Nous en avons un avant goût, avec la récente visite du Pape Benoît XVI : Cotonou la belle, débarrassée des camions qui l’encombrent et la paralysent. Cotonou la magnifique qui brille de l’éclat d’une métropole à la circulation fluide, les trottoirs n’étant plus pris d’assaut par des mastodontes encombrants qui n’ont rien à y faire. Il semble que ce Cotonou-là, est désormais à portée de nos yeux. Il ne sera donc plus nécessaire de faire revenir le Saint Père pour vivre, enfin, le Cotonou de nos rêves. Et Monsieur le Maire de Cotonou n’aura plus besoin d’aller se gendarmer contre des conducteurs indisciplinés, rétifs à toutes directives. La solution au cancer qui ronge Cotonou est technologique. Le Bénin vient de la trouver. Avec l’aide d’une société qui a le savoir et le savoir-faire requis. La facture de ce beau rêve : 16 milliards de francs CFA.

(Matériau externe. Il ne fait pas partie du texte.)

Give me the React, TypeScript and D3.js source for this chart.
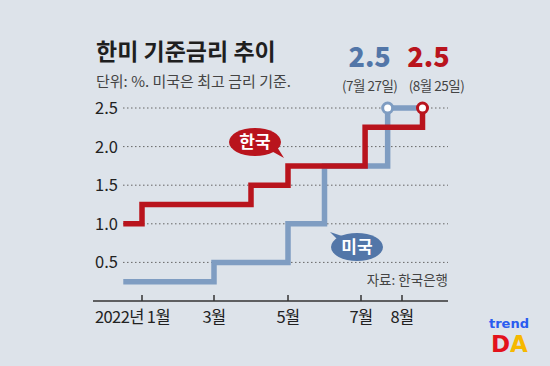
import * as d3 from "d3";

// month positions (1 = Jan) and rates
const xTickMonths = [1, 3, 5, 7, 8];
const xTickLabels = ["2022년 1월", "3월", "5월", "7월", "8월"];
const yTicks = [0.5, 1.0, 1.5, 2.0, 2.5];

const koreaMonths = [0.48, 1, 4, 5, 7.1, 8.5];
const koreaRates = [1.0, 1.25, 1.5, 1.75, 2.25, 2.5];

const usMonths = [0.48, 3, 5, 6, 7.65, 8.5];
const usRates = [0.25, 0.5, 1.0, 1.75, 2.5, 2.5];

const usLatest = { month: 7.65, rate: 2.5, label: "(7월 27일)" };
const koreaLatest = { month: 8.5, rate: 2.5, label: "(8월 25일)" };

const W = 550;
const H = 366;
const FONT = "'Noto Sans CJK KR', 'Noto Sans', sans-serif";
const RED = "#b9141d";
const BLUE = "#7f9dc2";
const DARKBLUE = "#5276a8";

export default function App() {
  const x = d3.scaleLinear().domain(xTickMonths).range([142, 214, 288, 361, 402]);
  const y = d3.scaleLinear().domain([0, 2.5]).range([301, 108]);

  const line = d3
    .line<[number, number]>()
    .x((d) => x(d[0]))
    .y((d) => y(d[1]))
    .curve(d3.curveStepAfter);

  const korea = koreaMonths.map((m, i) => [m, koreaRates[i]] as [number, number]);
  const us = usMonths.map((m, i) => [m, usRates[i]] as [number, number]);

  const gridLeft = 123;
  const right = 448;

  return (
    <svg
      width={W}
      height={H}
      style={{ position: "absolute", left: 0, top: 0 }}
      fontFamily={FONT}
    >
      <rect width={W} height={H} fill="#dde3ea" />

      {/* titles */}
      <text x={96} y={60} fontSize={23} fontWeight={700} fill="#1f1f1f">
        한미 기준금리 추이
      </text>
      <text x={96} y={87} fontSize={15} fill="#444">
        단위: %. 미국은 최고 금리 기준.
      </text>

      {/* latest values */}
      <text x={x(usLatest.month) - 18} y={67} textAnchor="middle" fontSize={27} fontWeight={900} fill={DARKBLUE}>
        {usLatest.rate.toFixed(1)}
      </text>
      <text x={x(usLatest.month) - 18} y={91} textAnchor="middle" fontSize={13.5} letterSpacing={-0.5} fill="#444">
        {usLatest.label}
      </text>
      <text x={x(koreaLatest.month) + 6} y={67} textAnchor="middle" fontSize={27} fontWeight={900} fill={RED}>
        {koreaLatest.rate.toFixed(1)}
      </text>
      <text x={x(koreaLatest.month) + 14} y={91} textAnchor="middle" fontSize={13.5} letterSpacing={-0.5} fill="#444">
        {koreaLatest.label}
      </text>

      {/* grid + y labels */}
      {yTicks.map((t) => (
        <g key={t}>
          <line
            x1={gridLeft}
            x2={right}
            y1={y(t)}
            y2={y(t)}
            stroke="#666"
            strokeWidth={1}
            strokeDasharray="1.5,2.5"
          />
          <text
            x={118}
            y={y(t)}
            dy="0.36em"
            textAnchor="end"
            fontSize={16.5}
            fill="#222"
          >
            {t.toFixed(1)}
          </text>
        </g>
      ))}

      {/* x axis */}
      <line x1={93} x2={right} y1={301} y2={301} stroke="#333" strokeWidth={1.5} />
      {xTickMonths.map((m, i) => (
        <g key={m}>
          <line x1={x(m)} x2={x(m)} y1={301} y2={295} stroke="#333" strokeWidth={1.5} />
          <text
            x={i === 0 ? x(m) + 28 : x(m)}
            y={323}
            textAnchor={i === 0 ? "end" : "middle"}
            fontSize={16.5}
            letterSpacing={-0.6}
            fill="#222"
          >
            {xTickLabels[i]}
          </text>
        </g>
      ))}

      <text x={right} y={285} textAnchor="end" fontSize={13.5} fill="#444">
        자료: 한국은행
      </text>

      {/* series */}
      <path d={line(us)!} fill="none" stroke={BLUE} strokeWidth={5.5} />
      <path d={line(korea)!} fill="none" stroke={RED} strokeWidth={5.5} />
      <circle cx={x(usLatest.month)} cy={y(usLatest.rate)} r={5} fill="#fff" stroke={BLUE} strokeWidth={3} />
      <circle cx={x(koreaLatest.month)} cy={y(koreaLatest.rate)} r={5} fill="#fff" stroke={RED} strokeWidth={3} />

      {/* callouts */}
      <g>
        <path d="M 266 148 L 284 158 L 274 142 Z" fill={RED} />
        <ellipse cx={255} cy={142} rx={26} ry={14} fill={RED} />
        <text x={255} y={142} dy="0.36em" textAnchor="middle" fontSize={17} fontWeight={700} fill="#fff">
          한국
        </text>
      </g>
      <g>
        <path d="M 340 242 L 330 232 L 348 238 Z" fill={DARKBLUE} />
        <ellipse cx={357} cy={247} rx={26} ry={14} fill={DARKBLUE} />
        <text x={357} y={247} dy="0.36em" textAnchor="middle" fontSize={17} fontWeight={700} fill="#fff">
          미국
        </text>
      </g>

      {/* logo */}
      <text x={509} y={328} textAnchor="middle" fontSize={13} fontWeight={700} fill="#2a5cf0" fontFamily="'DejaVu Sans', sans-serif">
        trend
      </text>
      <text x={491} y={352} fontSize={23} fontWeight={700} fill="#e3121c" fontFamily="'DejaVu Sans', sans-serif">
        D
      </text>
      <text x={510} y={352} fontSize={23} fontWeight={700} fill="#f6b800" fontFamily="'DejaVu Sans', sans-serif">
        A
      </text>
    </svg>
  );
}
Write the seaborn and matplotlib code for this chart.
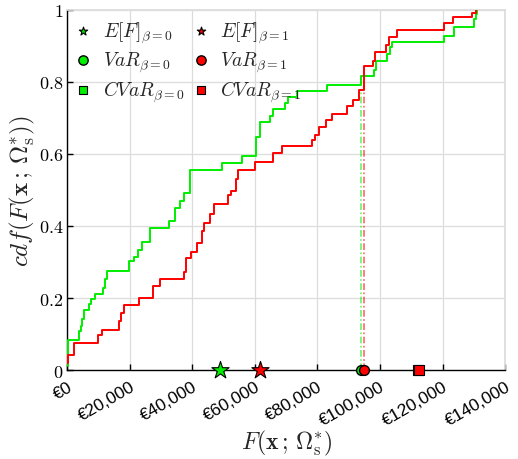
import matplotlib
matplotlib.use("Agg")
import matplotlib.pyplot as plt
import matplotlib.transforms as mtransforms
import seaborn as sns
import pandas as pd
from matplotlib.ticker import FixedLocator, FuncFormatter

# ---- data ----
green_x = [300, 350, 3750, 4290, 4810, 5450, 6960, 7600, 8880, 11350, 12080, 12630,
           19870, 21380, 22660, 23940, 26500, 32370, 34420, 36120, 37400, 39330,
           49400, 55900, 60380, 61760, 64960, 65700, 69770, 70640, 73520, 83140,
           93810, 98070, 98600, 102370, 103200, 103970, 120510, 123520, 129930,
           130670, 130900]
green_cdf = [0.011, 0.085, 0.108, 0.122, 0.143, 0.166, 0.184, 0.198, 0.211, 0.228, 0.252, 0.274,
             0.302, 0.315, 0.333, 0.356, 0.394, 0.415, 0.450, 0.469, 0.491, 0.556,
             0.574, 0.593, 0.647, 0.687, 0.706, 0.724, 0.741, 0.758, 0.775, 0.792,
             0.815, 0.833, 0.857, 0.877, 0.896, 0.909, 0.927, 0.951, 0.974,
             0.988, 1.0]
red_x = [0, 100, 2150, 9940, 11030, 16470, 17210, 18270, 22980, 27240, 29710, 37180,
         38040, 39550, 41470, 43080, 43810, 45510, 46790, 51410, 52370, 53970, 54610,
         59930, 65700, 68720, 78330, 79070, 80450, 82590, 84740, 89320, 91470, 93270,
         94870, 97880, 98390, 101820, 102880, 105570, 120510, 123200, 129390, 130670]
red_cdf = [0.020, 0.041, 0.076, 0.099, 0.111, 0.136, 0.159, 0.180, 0.199, 0.233, 0.254, 0.273,
           0.311, 0.328, 0.354, 0.385, 0.409, 0.432, 0.460, 0.485, 0.497, 0.530, 0.556,
           0.576, 0.601, 0.621, 0.638, 0.653, 0.674, 0.693, 0.711, 0.732, 0.750, 0.777,
           0.844, 0.858, 0.882, 0.902, 0.923, 0.942, 0.963, 0.979, 0.990, 1.0]

expected_value = [48900, 61500]     # E[F] beta=0, beta=1
value_at_risk = [93800, 95000]      # VaR beta=0, beta=1
cond_value_at_risk = [112300, 112500]  # CVaR beta=0, beta=1
var_line_top = [0.78, 0.78]
betas = ["0", "1"]

x_ticks = [0, 20000, 40000, 60000, 80000, 100000, 120000, 140000]
y_ticks = [0, 0.2, 0.4, 0.6, 0.8, 1.0]
y_tick_labels = ["0", "0.2", "0.4", "0.6", "0.8", "1"]

GREEN = "#00ee00"
RED = "#ff0000"
colors = [GREEN, RED]

sns.set_theme(style="whitegrid")
plt.rcParams["mathtext.fontset"] = "cm"
plt.rcParams["font.family"] = ["Liberation Sans", "DejaVu Sans"]

fig = plt.figure(figsize=(5.18, 4.6), dpi=100)
ax = fig.add_axes([0.13, 0.193, 0.845, 0.784])

# vertical VaR dash-dot lines
for v, top, c in zip(value_at_risk, var_line_top, colors):
    ax.vlines(v, 0, top, colors=c, linestyles=(0, (4, 1.5, 1, 1.5)), linewidth=1.2, alpha=0.6, zorder=2)

# step cdf curves
gdf = pd.DataFrame({"x": green_x, "cdf": green_cdf})
rdf = pd.DataFrame({"x": red_x, "cdf": red_cdf})
sns.lineplot(data=gdf, x="x", y="cdf", ax=ax, color=GREEN, drawstyle="steps-post",
             estimator=None, sort=False, linewidth=1.4, zorder=3)
sns.lineplot(data=rdf, x="x", y="cdf", ax=ax, color=RED, drawstyle="steps-post",
             estimator=None, sort=False, linewidth=1.4, zorder=3)

# statistics markers
for i in range(2):
    b = betas[i]
    c = colors[i]
    sns.scatterplot(x=[expected_value[i]], y=[0], marker="*", s=170, color=c,
                    edgecolor="black", linewidth=0.8, ax=ax, zorder=5, clip_on=False,
                    label=r"$E[F]_{\beta=%s}$" % b)
    sns.scatterplot(x=[value_at_risk[i]], y=[0], marker="o", s=50, color=c,
                    edgecolor="black", linewidth=1.0, ax=ax, zorder=5, clip_on=False,
                    label=r"$VaR_{\beta=%s}$" % b)
    sns.scatterplot(x=[cond_value_at_risk[i]], y=[0], marker="s", s=60, color=c,
                    edgecolor="black", linewidth=0.8, ax=ax, zorder=5 + i, clip_on=False,
                    label=r"$CVaR_{\beta=%s}$" % b)

ax.set_xlim(0, 140000)
ax.set_ylim(0, 1)
ax.xaxis.set_major_locator(FixedLocator(x_ticks))
ax.xaxis.set_major_formatter(FuncFormatter(lambda v, p: "\u20ac{:,.0f}".format(v)))
ax.set_yticks(y_ticks)
ax.set_yticklabels(["$%s$" % t for t in y_tick_labels], fontsize=13)

shift = mtransforms.ScaledTranslation(0.13, -0.02, fig.dpi_scale_trans)
for lab in ax.get_xticklabels():
    lab.set_rotation(30)
    lab.set_ha("right")
    lab.set_rotation_mode("anchor")
    lab.set_fontsize(12.5)
    lab.set_transform(lab.get_transform() + shift)

ax.grid(True, color="#dcdcdc", linewidth=0.9)
for s in ["top", "right"]:
    ax.spines[s].set_color("#dcdcdc")
for s in ["left", "bottom"]:
    ax.spines[s].set_color("black")
    ax.spines[s].set_linewidth(1.0)
ax.tick_params(axis="both", direction="in", length=4, width=1, color="black",
               left=True, bottom=True, labelcolor="black")
ax.tick_params(axis="x", pad=6)
ax.tick_params(axis="y", pad=3)

ax.set_xlabel(r"$F(\mathbf{x}\,;\,\Omega^{*}_{\rm s})$", fontsize=17, labelpad=0)
ax.set_ylabel(r"$cdf(F(\mathbf{x}\,;\,\Omega^{*}_{\rm s}))$", fontsize=18, labelpad=1)

leg = ax.legend(loc="upper left", ncol=2, frameon=False, fontsize=14,
                handletextpad=0.4, columnspacing=0.25, labelspacing=0.25,
                borderaxespad=0.0, borderpad=0.0, handlelength=1.2,
                bbox_to_anchor=(0.01, 0.972))
sizes = [40, 45, 28, 40, 45, 28]
for h, sz in zip(leg.legend_handles, sizes):
    h.set_sizes([sz])

fig.savefig("out.png", dpi=100)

Trois parcs modernes de regroupement des camions seront créés à Djrègbé pour les camions provenant de l’est, à Zê pour ceux provenant du Nord et des pays de l’hinterland et à Pahou pour les camions provenant de l’ouest. Tous les camions seront désormais connectés à un quartier général chargé de les gérer et de les orienter, via satellite, à partir des balises qu’ils porteront désormais. Avec ces instruments de haute technologie, le mouvement des camions au port de Cotonou devrait être mieux maîtrisé, libérant du coup la ville du ballet brouillon et anarchique de poids lourds qui n’ont que trop pesé sur la vie de notre capitale économique.
Il faut se réjouir de ce beau sursaut pour la libération prochaine de Cotonou. Car c’est bien d’une libération qu’il s’agit. En effet, les données chiffrées disponibles montrent que ce sont des milliards de nos francs qui partent, chaque jour, en fumée du fait d’une congestion de la ville. Cela entraîne des retards, des rendez-vous manqués, des manques à gagner. Cela pèse sur le flux des transactions et des affaires, et par ricochet, sur le niveau de développement du pays.
Depuis que l’homme a réussi l’exploit d’atterrir sur la lune, nous nous sommes laissé dire que l’homme s’est placé dans l’obligation de trouver des solutions aux problèmes qui se posent à lui sur la terre. Au nombre de ces problèmes, à notre niveau et à notre échelle, celui de l’encombrement de la ville de Cotonou, otage quasi permanent des gros camions. Notre défaillance serait synonyme d’incapacité et tout nous désignerait comme de beaux médiocres qui ne brillent que par leur nullité. C’est dire que l’enjeu est immense, le défi de taille.
Par la réponse apportée à cette situation, déplorable à tous égards, et qui a valeur d’un drame national, nous nous donnons des raisons de nous dresser à hauteur d’homme, de bomber le torse. On ne saurait attendre moins de ceux qui échappent ainsi au couperet. C’est sûr : nous aurions été exécutés à terme. C’est certain : nous aurions été pendus haut et court. Rendons grâce d’avoir sauvé nos têtes, sans oublier toutefois que notre réponse est technologique. Reste la réponse de l’homme. Créditons celui-ci de quatre réponses possibles : se conformer à la technologie, la contourner, la dérégler ou l’anéantir.
– Se conformer à la technologie, revient à en accepter les exigences, à travers le respect scrupuleux d’un mode d’emploi aussi clair que précis. A l’exemple de l’ordinateur, programmez la technologie et elle vous obéira au doigt et à l’œil.
– Contourner la technologie, revient à faire avec la machine sans la machine. Acceptation toute symbolique de la technologie que l’on fait semblant d’impliquer, mais retour aux pratiques anciennes avec tous leurs effets nocifs.
– Dérégler la technologie, revient à la laisser au cœur du système comme convenu, mais en suivant une logique parallèle dictée par des passe-droits et autres vilaines manœuvres. L’ordre de l’homme approché, intéressé et corrompu se substitue à l’ordre de la machine.
– Paralyser la technologie, revient à faire l’option d’un sabotage planifié. Adieu la technologie. Retour à la case départ. Bonjour la pagaille.